** start Source data **

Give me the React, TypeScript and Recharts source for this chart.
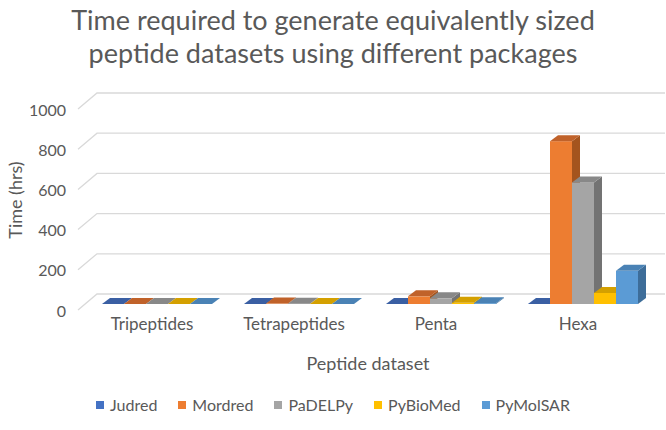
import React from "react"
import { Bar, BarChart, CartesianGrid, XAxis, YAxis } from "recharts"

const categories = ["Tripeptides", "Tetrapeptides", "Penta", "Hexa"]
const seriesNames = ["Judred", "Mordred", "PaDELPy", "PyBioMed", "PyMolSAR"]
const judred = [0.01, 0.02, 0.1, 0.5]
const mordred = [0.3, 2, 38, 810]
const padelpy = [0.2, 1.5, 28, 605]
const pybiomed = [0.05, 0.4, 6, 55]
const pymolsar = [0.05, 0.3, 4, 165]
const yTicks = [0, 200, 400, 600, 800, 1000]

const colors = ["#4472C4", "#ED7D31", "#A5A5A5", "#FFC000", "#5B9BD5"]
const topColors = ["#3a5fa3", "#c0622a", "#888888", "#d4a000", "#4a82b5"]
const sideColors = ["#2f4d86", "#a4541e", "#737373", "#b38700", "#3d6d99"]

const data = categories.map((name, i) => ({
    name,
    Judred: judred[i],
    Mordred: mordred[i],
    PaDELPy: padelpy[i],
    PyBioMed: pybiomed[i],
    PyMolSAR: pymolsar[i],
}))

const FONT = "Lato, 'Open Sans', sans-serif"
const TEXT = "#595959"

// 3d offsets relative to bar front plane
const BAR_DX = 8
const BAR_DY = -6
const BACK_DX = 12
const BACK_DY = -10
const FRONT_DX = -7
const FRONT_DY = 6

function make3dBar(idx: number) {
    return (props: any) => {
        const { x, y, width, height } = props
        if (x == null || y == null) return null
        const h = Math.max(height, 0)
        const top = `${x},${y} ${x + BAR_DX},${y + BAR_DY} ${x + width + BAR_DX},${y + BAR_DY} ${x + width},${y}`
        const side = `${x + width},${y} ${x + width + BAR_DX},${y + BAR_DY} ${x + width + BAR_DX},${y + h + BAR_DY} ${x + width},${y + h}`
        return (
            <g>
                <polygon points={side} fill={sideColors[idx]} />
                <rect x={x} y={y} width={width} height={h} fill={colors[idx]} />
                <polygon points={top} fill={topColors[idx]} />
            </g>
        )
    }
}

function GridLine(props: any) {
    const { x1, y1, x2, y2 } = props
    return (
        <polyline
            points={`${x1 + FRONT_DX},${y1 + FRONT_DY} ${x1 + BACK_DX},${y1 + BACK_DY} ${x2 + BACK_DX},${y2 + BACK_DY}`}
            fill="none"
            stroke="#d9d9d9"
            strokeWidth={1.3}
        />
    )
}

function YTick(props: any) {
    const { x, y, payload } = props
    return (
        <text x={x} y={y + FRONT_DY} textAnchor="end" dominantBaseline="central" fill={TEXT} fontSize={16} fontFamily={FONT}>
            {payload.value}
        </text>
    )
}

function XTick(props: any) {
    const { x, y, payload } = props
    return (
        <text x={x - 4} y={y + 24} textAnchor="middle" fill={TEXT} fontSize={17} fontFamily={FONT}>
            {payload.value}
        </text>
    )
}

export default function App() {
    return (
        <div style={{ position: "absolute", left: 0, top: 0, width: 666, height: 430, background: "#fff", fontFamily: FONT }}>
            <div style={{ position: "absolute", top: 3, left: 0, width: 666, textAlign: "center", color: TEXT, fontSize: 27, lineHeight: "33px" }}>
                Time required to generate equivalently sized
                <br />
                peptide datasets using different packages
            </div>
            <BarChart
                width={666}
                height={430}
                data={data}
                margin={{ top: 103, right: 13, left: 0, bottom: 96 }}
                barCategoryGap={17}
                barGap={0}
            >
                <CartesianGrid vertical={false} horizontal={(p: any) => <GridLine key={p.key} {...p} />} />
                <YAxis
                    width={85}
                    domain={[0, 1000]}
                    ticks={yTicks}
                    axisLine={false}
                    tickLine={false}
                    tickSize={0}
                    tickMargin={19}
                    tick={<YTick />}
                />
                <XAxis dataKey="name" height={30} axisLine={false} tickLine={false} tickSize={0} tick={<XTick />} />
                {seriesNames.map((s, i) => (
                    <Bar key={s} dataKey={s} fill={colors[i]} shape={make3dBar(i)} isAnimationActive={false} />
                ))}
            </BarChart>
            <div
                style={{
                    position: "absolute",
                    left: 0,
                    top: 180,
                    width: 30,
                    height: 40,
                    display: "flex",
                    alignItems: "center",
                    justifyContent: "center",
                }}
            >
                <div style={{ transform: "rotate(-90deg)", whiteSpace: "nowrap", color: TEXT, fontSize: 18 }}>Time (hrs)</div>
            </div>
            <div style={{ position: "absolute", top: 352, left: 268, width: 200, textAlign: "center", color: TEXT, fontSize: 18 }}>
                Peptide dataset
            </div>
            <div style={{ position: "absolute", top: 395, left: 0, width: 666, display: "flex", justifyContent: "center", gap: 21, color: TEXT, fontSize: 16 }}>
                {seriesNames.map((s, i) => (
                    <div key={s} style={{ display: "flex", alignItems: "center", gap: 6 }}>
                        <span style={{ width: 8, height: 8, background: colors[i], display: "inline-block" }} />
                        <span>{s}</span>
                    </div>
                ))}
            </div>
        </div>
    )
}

** end Source data **

- [Required work]
Write out, word for word, the lines from the start of the data through the one holding "const yTicks = [0, 200, 400, 600, 800, 1000]". Omit pictures.

- [Solution to the exercise]
Give me the React, TypeScript and Recharts source for this chart.
import React from "react"
import { Bar, BarChart, CartesianGrid, XAxis, YAxis } from "recharts"

const categories = ["Tripeptides", "Tetrapeptides", "Penta", "Hexa"]
const seriesNames = ["Judred", "Mordred", "PaDELPy", "PyBioMed", "PyMolSAR"]
const judred = [0.01, 0.02, 0.1, 0.5]
const mordred = [0.3, 2, 38, 810]
const padelpy = [0.2, 1.5, 28, 605]
const pybiomed = [0.05, 0.4, 6, 55]
const pymolsar = [0.05, 0.3, 4, 165]
const yTicks = [0, 200, 400, 600, 800, 1000]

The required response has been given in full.